WASHINGTON — With just days left to submit public comments on a National Park Service proposal to alter how protests are handled in the District of Columbia, civil rights advocates have issued urgent calls to oppose the measures, saying they would violate First Amendment rights.

The proposal, which was introduced in August, floats more than a dozen changes to how the Park Service facilitates protests, including how many demonstrators may gather on national parks’ land without a permit, what areas protesters can demonstrate in, and whether protesters should be required to reimburse the agency for the support and security it provides.
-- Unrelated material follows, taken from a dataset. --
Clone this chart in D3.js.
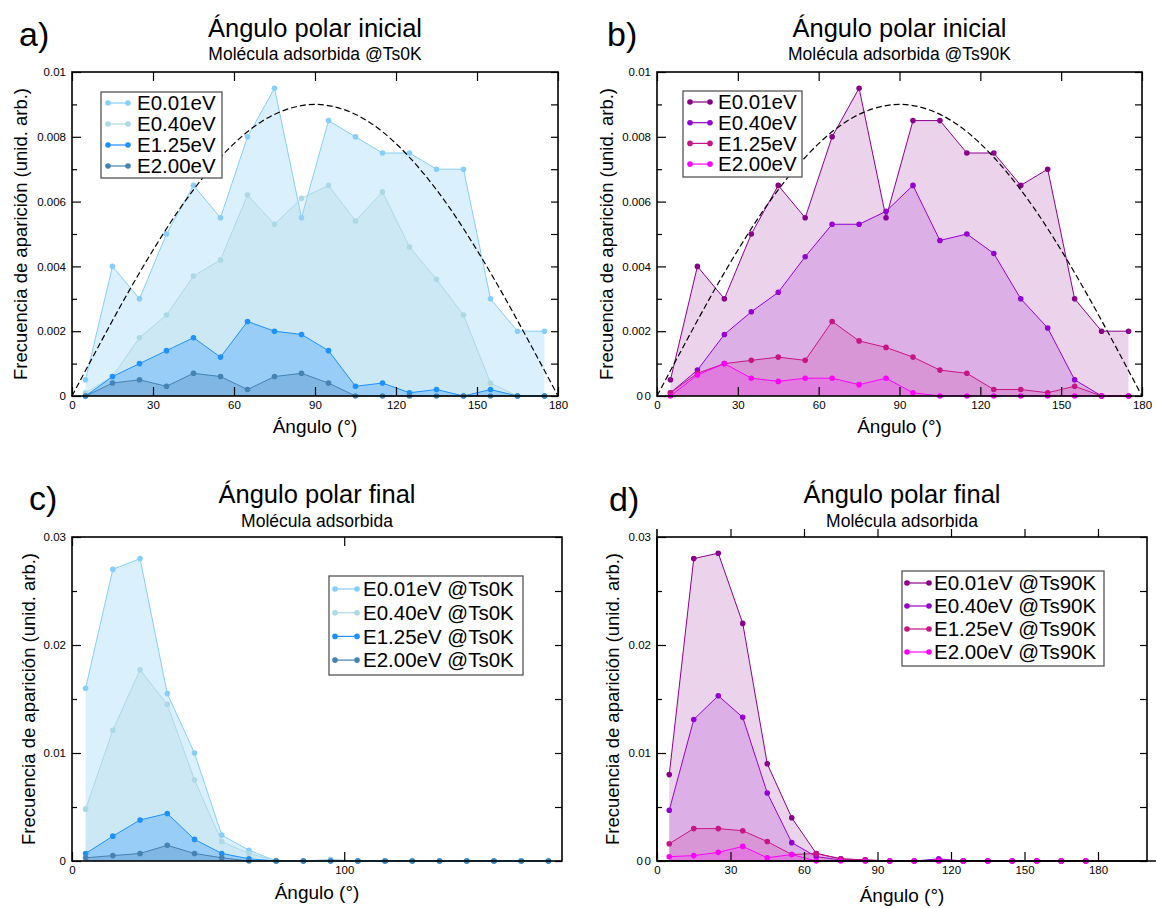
<!DOCTYPE html>
<html>
<head>
<meta charset="utf-8">
<script src="https://cdn.jsdelivr.net/npm/d3@7"></script>
<style>
  body { margin: 0; background: #fff; }
  text { font-family: "Liberation Sans", Arial, sans-serif; }
</style>
</head>
<body>
<script>
// bin centres (degrees)
const angles = [5, 15, 25, 35, 45, 55, 65, 75, 85, 95, 105, 115, 125, 135, 145, 155, 165, 175];
const energies = ["E0.01eV", "E0.40eV", "E1.25eV", "E2.00eV"];

// a) initial polar angle, Ts = 0 K
const iniTs0K_001 = [0.0005, 0.0040, 0.0030, 0.0050, 0.0065, 0.0055, 0.0080, 0.0095, 0.0055, 0.0085, 0.0080, 0.0075, 0.0075, 0.0070, 0.0070, 0.0030, 0.0020, 0.0020];
const iniTs0K_040 = [0.0001, 0.0006, 0.0018, 0.0025, 0.0037, 0.0042, 0.0062, 0.0053, 0.0061, 0.0065, 0.0054, 0.0063, 0.0046, 0.0036, 0.0025, 0.0004, 0, 0];
const iniTs0K_125 = [0, 0.0006, 0.0010, 0.0014, 0.0018, 0.0012, 0.0023, 0.0020, 0.0019, 0.0014, 0.0003, 0.0004, 0.0001, 0.0002, 0, 0.0002, 0, 0];
const iniTs0K_200 = [0, 0.0004, 0.0005, 0.0003, 0.0007, 0.0006, 0.0002, 0.0006, 0.0007, 0.0004, 0, 0, 0, 0, 0, 0, 0, 0];

// b) initial polar angle, Ts = 90 K
const iniTs90K_001 = [0.0005, 0.0040, 0.0030, 0.0050, 0.0065, 0.0055, 0.0080, 0.0095, 0.0055, 0.0085, 0.0085, 0.0075, 0.0075, 0.0065, 0.0070, 0.0030, 0.0020, 0.0020];
const iniTs90K_040 = [0.0001, 0.0008, 0.0019, 0.0026, 0.0032, 0.0043, 0.0053, 0.0053, 0.0057, 0.0065, 0.0048, 0.0050, 0.0044, 0.0030, 0.0021, 0.0005, 0, 0];
const iniTs90K_125 = [0.0001, 0.0007, 0.0010, 0.0011, 0.0012, 0.0011, 0.0023, 0.0017, 0.0015, 0.0012, 0.0008, 0.0007, 0.0002, 0.0002, 0.0001, 0.0003, 0, 0];
const iniTs90K_200 = [0, 0.00065, 0.0010, 0.00055, 0.00045, 0.00055, 0.00055, 0.00035, 0.00055, 0.0001, 0, 0, 0, 0, 0, 0, 0, 0];

// c) final polar angle, Ts = 0 K
const finTs0K_001 = [0.0160, 0.0270, 0.0280, 0.0155, 0.0100, 0.0024, 0.0010, 0, 0, 0.0001, 0, 0, 0, 0, 0, 0, 0, 0];
const finTs0K_040 = [0.0048, 0.0121, 0.0177, 0.0145, 0.0075, 0.0018, 0.0007, 0, 0, 0.00015, 0, 0, 0, 0, 0, 0, 0, 0];
const finTs0K_125 = [0.0007, 0.0023, 0.0038, 0.0044, 0.0020, 0.0007, 0.0002, 0, 0, 0, 0, 0, 0, 0, 0, 0, 0, 0];
const finTs0K_200 = [0.0003, 0.0005, 0.0007, 0.00145, 0.0007, 0.0003, 0, 0, 0, 0, 0, 0, 0, 0, 0, 0, 0, 0];

// d) final polar angle, Ts = 90 K
const finTs90K_001 = [0.0080, 0.0280, 0.0285, 0.0220, 0.0090, 0.0040, 0.0007, 0.0002, 0.0001, 0, 0, 0.0001, 0, 0, 0, 0, 0, 0];
const finTs90K_040 = [0.0047, 0.0131, 0.0153, 0.0133, 0.0063, 0.0017, 0.0004, 0.0001, 0, 0, 0, 0.0002, 0, 0, 0, 0, 0, 0];
const finTs90K_125 = [0.0016, 0.0030, 0.0030, 0.0028, 0.0018, 0.0006, 0.0007, 0.0002, 0.0001, 0, 0, 0, 0, 0, 0, 0, 0, 0];
const finTs90K_200 = [0.0004, 0.0005, 0.0008, 0.00135, 0.0003, 0.0006, 0, 0, 0, 0, 0, 0, 0, 0, 0, 0, 0, 0];

// dashed reference curve (read at every 10 degrees)
const refAngles = [0, 10, 20, 30, 40, 50, 60, 70, 80, 90, 100, 110, 120, 130, 140, 150, 160, 170, 180];
const refValues = [0, 0.00156, 0.00308, 0.0045, 0.00579, 0.00689, 0.00779, 0.00846, 0.00886, 0.009, 0.00886, 0.00846, 0.00779, 0.00689, 0.00579, 0.0045, 0.00308, 0.00156, 0];

// ticks
const iniXTicks = [0, 30, 60, 90, 120, 150, 180];
const iniYTicks = [0, 0.002, 0.004, 0.006, 0.008, 0.01];
const iniYMinor = [0.001, 0.003, 0.005, 0.007, 0.009];
const finCXTicks = [0, 100];
const finDXTicks = [0, 30, 60, 90, 120, 150, 180];
const finYTicks = [0, 0.01, 0.02, 0.03];
const finYMinor = [0.005, 0.015, 0.025];

const blues = ["#87cefa", "#add8e6", "#1e90ff", "#4682b4"];
const purples = ["#8b008b", "#9400d3", "#c71585", "#ff00ff"];

const svg = d3.select("body").append("svg")
  .attr("width", 1156)
  .attr("height", 908);

function styleAxis(sel) {
  sel.select(".domain").remove();
  sel.selectAll(".tick line").attr("stroke", "#000").attr("stroke-width", 1.2);
  sel.selectAll("text")
    .attr("font-family", "Liberation Sans, Arial, sans-serif")
    .attr("font-size", 11.5)
    .attr("fill", "#000");
}

function drawPanel(p) {
  const g = svg.append("g");
  const x = d3.scaleLinear().domain([0, p.xMax]).range([p.x0, p.x1]);
  const y = d3.scaleLinear().domain([0, p.yMax]).range([p.y1, p.y0]);

  // series: fill, line, markers
  p.series.forEach(function(s) {
    const pts = angles.map(function(a, k) { return [a, s.values[k]]; });
    g.append("path").datum(pts)
      .attr("d", d3.area().x(d => x(d[0])).y0(y(0)).y1(d => y(d[1])))
      .attr("fill", s.color)
      .attr("fill-opacity", p.alpha);
    g.append("path").datum(pts)
      .attr("d", d3.line().x(d => x(d[0])).y(d => y(d[1])))
      .attr("fill", "none")
      .attr("stroke", s.color)
      .attr("stroke-width", 1);
    g.selectAll(null).data(pts).enter().append("circle")
      .attr("cx", d => x(d[0]))
      .attr("cy", d => y(d[1]))
      .attr("r", 2.8)
      .attr("fill", s.color);
  });

  if (p.ref) {
    const rp = refAngles.map(function(a, k) { return [a, refValues[k]]; });
    g.append("path").datum(rp)
      .attr("d", d3.line().x(d => x(d[0])).y(d => y(d[1])).curve(d3.curveMonotoneX))
      .attr("fill", "none")
      .attr("stroke", "#000")
      .attr("stroke-width", 1.2)
      .attr("stroke-dasharray", "6,3");
  }

  // frame
  g.append("rect")
    .attr("x", p.x0).attr("y", p.y0)
    .attr("width", p.x1 - p.x0).attr("height", p.y1 - p.y0)
    .attr("fill", "none").attr("stroke", "#000").attr("stroke-width", 1.6);

  // axes
  g.append("g").attr("transform", `translate(0,${p.y1})`)
    .call(d3.axisBottom(x).tickValues(p.xTicks).tickSize(-9).tickSizeOuter(0).tickPadding(5))
    .call(styleAxis);
  g.append("g").attr("transform", `translate(0,${p.y0})`)
    .call(d3.axisTop(x).tickValues(p.topTicks || p.xTicks).tickSize(p.topOut ? 8 : -9).tickSizeOuter(0).tickFormat(""))
    .call(styleAxis);
  g.append("g").attr("transform", `translate(${p.x0},0)`)
    .call(d3.axisLeft(y).tickValues(p.yTicks).tickSize(-9).tickSizeOuter(0).tickPadding(6)
      .tickFormat(d => d === 0 ? "0" : String(d)))
    .call(styleAxis);
  g.append("g").attr("transform", `translate(${p.x0},0)`)
    .call(d3.axisLeft(y).tickValues(p.yMinor).tickSize(-5).tickSizeOuter(0).tickFormat(""))
    .call(styleAxis);
  g.append("g").attr("transform", `translate(${p.x1},0)`)
    .call(d3.axisRight(y).tickValues(p.yTicks.concat(p.yMinor)).tickSize(-7).tickSizeOuter(0).tickFormat(""))
    .call(styleAxis);

  if (p.doubleZero) {
    g.append("text").attr("x", p.x0 - 14).attr("y", y(0)).attr("dy", "0.32em")
      .attr("text-anchor", "end").attr("font-size", 11.5).text("0");
  }
  if (p.topOut) {
    g.append("line").attr("x1", p.x0).attr("x2", 1156).attr("y1", p.y1).attr("y2", p.y1)
      .attr("stroke", "#000").attr("stroke-width", 1.6);
    g.append("line").attr("x1", p.x0).attr("x2", p.x0).attr("y1", p.y0 - 8).attr("y2", p.y1)
      .attr("stroke", "#000").attr("stroke-width", 1.6);
  }

  // texts
  const cx = (p.x0 + p.x1) / 2;
  g.append("text").attr("x", p.letterX).attr("y", p.letterY)
    .attr("font-size", 34).text(p.letter);
  g.append("text").attr("x", cx).attr("y", p.titleY)
    .attr("text-anchor", "middle").attr("font-size", 25.5).text(p.title);
  g.append("text").attr("x", cx).attr("y", p.subY)
    .attr("text-anchor", "middle").attr("font-size", 17.5).text(p.subtitle);
  g.append("text").attr("x", cx).attr("y", p.xLabelY)
    .attr("text-anchor", "middle").attr("font-size", 19).text("Ángulo (°)");
  g.append("text")
    .attr("transform", `translate(${p.yLabelX},${(p.y0 + p.y1) / 2}) rotate(-90)`)
    .attr("text-anchor", "middle").attr("dominant-baseline", "central")
    .attr("font-size", 18.5).text("Frecuencia de aparición (unid. arb.)");

  // legend
  const L = p.legend;
  g.append("rect").attr("x", L.x).attr("y", L.y).attr("width", L.w).attr("height", L.h)
    .attr("fill", "#fff").attr("stroke", "#555").attr("stroke-width", 1.3);
  p.series.forEach(function(s, i) {
    const ry = L.y + L.first + i * L.step;
    g.append("line").attr("x1", L.s0).attr("x2", L.s1).attr("y1", ry).attr("y2", ry)
      .attr("stroke", s.color).attr("stroke-width", 1.2);
    [L.s0, L.s1].forEach(function(sx) {
      g.append("circle").attr("cx", sx).attr("cy", ry).attr("r", 2.8).attr("fill", s.color);
    });
    g.append("text").attr("x", L.tx).attr("y", ry).attr("dy", "0.36em")
      .attr("font-size", 20.5).text(energies[i] + L.suffix);
  });
}

drawPanel({
  x0: 72, x1: 558, y0: 72, y1: 396, xMax: 180, yMax: 0.01,
  xTicks: iniXTicks, yTicks: iniYTicks, yMinor: iniYMinor,
  alpha: 0.3, ref: true,
  series: [
    { values: iniTs0K_001, color: blues[0] },
    { values: iniTs0K_040, color: blues[1] },
    { values: iniTs0K_125, color: blues[2] },
    { values: iniTs0K_200, color: blues[3] }
  ],
  letter: "a)", letterX: 19, letterY: 46,
  title: "Ángulo polar inicial", titleY: 37,
  subtitle: "Molécula adsorbida @Ts0K", subY: 60,
  xLabelY: 433, yLabelX: 20,
  legend: { x: 101, y: 92, w: 121, h: 86, first: 11, step: 21, s0: 108, s1: 128, tx: 137, suffix: "" }
});

drawPanel({
  x0: 657, x1: 1142, y0: 72, y1: 396, xMax: 180, yMax: 0.01,
  xTicks: iniXTicks, yTicks: iniYTicks, yMinor: iniYMinor,
  alpha: 0.17, ref: true, doubleZero: true,
  series: [
    { values: iniTs90K_001, color: purples[0] },
    { values: iniTs90K_040, color: purples[1] },
    { values: iniTs90K_125, color: purples[2] },
    { values: iniTs90K_200, color: purples[3] }
  ],
  letter: "b)", letterX: 607, letterY: 46,
  title: "Ángulo polar inicial", titleY: 37,
  subtitle: "Molécula adsorbida @Ts90K", subY: 60,
  xLabelY: 433, yLabelX: 606,
  legend: { x: 683, y: 91, w: 119, h: 86, first: 11, step: 20.7, s0: 690, s1: 710, tx: 718, suffix: "" }
});

drawPanel({
  x0: 72, x1: 562, y0: 537, y1: 861, xMax: 180, yMax: 0.03,
  xTicks: finCXTicks, yTicks: finYTicks, yMinor: finYMinor,
  alpha: 0.3,
  series: [
    { values: finTs0K_001, color: blues[0] },
    { values: finTs0K_040, color: blues[1] },
    { values: finTs0K_125, color: blues[2] },
    { values: finTs0K_200, color: blues[3] }
  ],
  letter: "c)", letterX: 29, letterY: 510,
  title: "Ángulo polar final", titleY: 503,
  subtitle: "Molécula adsorbida", subY: 527,
  xLabelY: 899, yLabelX: 28,
  legend: { x: 329, y: 576, w: 194, h: 99, first: 13, step: 23.7, s0: 335, s1: 357, tx: 363, suffix: " @Ts0K" }
});

drawPanel({
  x0: 657, x1: 1147, y0: 537, y1: 861, xMax: 200, yMax: 0.03,
  xTicks: finDXTicks, yTicks: finYTicks, yMinor: finYMinor,
  alpha: 0.17, doubleZero: true, topOut: true,
  topTicks: [30, 60, 90, 120, 150, 180],
  series: [
    { values: finTs90K_001, color: purples[0] },
    { values: finTs90K_040, color: purples[1] },
    { values: finTs90K_125, color: purples[2] },
    { values: finTs90K_200, color: purples[3] }
  ],
  letter: "d)", letterX: 609, letterY: 511,
  title: "Ángulo polar final", titleY: 503,
  subtitle: "Molécula adsorbida", subY: 527,
  xLabelY: 902, yLabelX: 612,
  legend: { x: 902, y: 571, w: 202, h: 95, first: 12, step: 23, s0: 907, s1: 929, tx: 934, suffix: " @Ts90K" }
});
</script>
</body>
</html>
Constitutional experts immediately cast doubt on whether imposing fees on groups exercising their First Amendment rights would pass constitutional muster, and protest organizers said having to pay fees would discourage people from demonstrating.

Lawyers with the American Civil Liberties Union are scrutinizing other parts of the proposal, including limits on where protesters can stand on the sidewalk outside the White House.

The organization issued a public response to the Park Service that includes a point-by-point takedown of the proposals.

“The heart of the matter is clear: President Trump might not like having protesters on his doorstep, but the First Amendment guarantees their right to be there,” Arthur Spitzer, legal co-director of the American Civil Liberties Union of D.C., wrote in a blog post Tuesday explaining the organization’s opposition.

“Fee requirements could make mass protests like Martin Luther King Jr.’s historic 1963 March on Washington and its ‘I have a dream’ speech too expensive to happen,” Spitzer wrote in the blog post.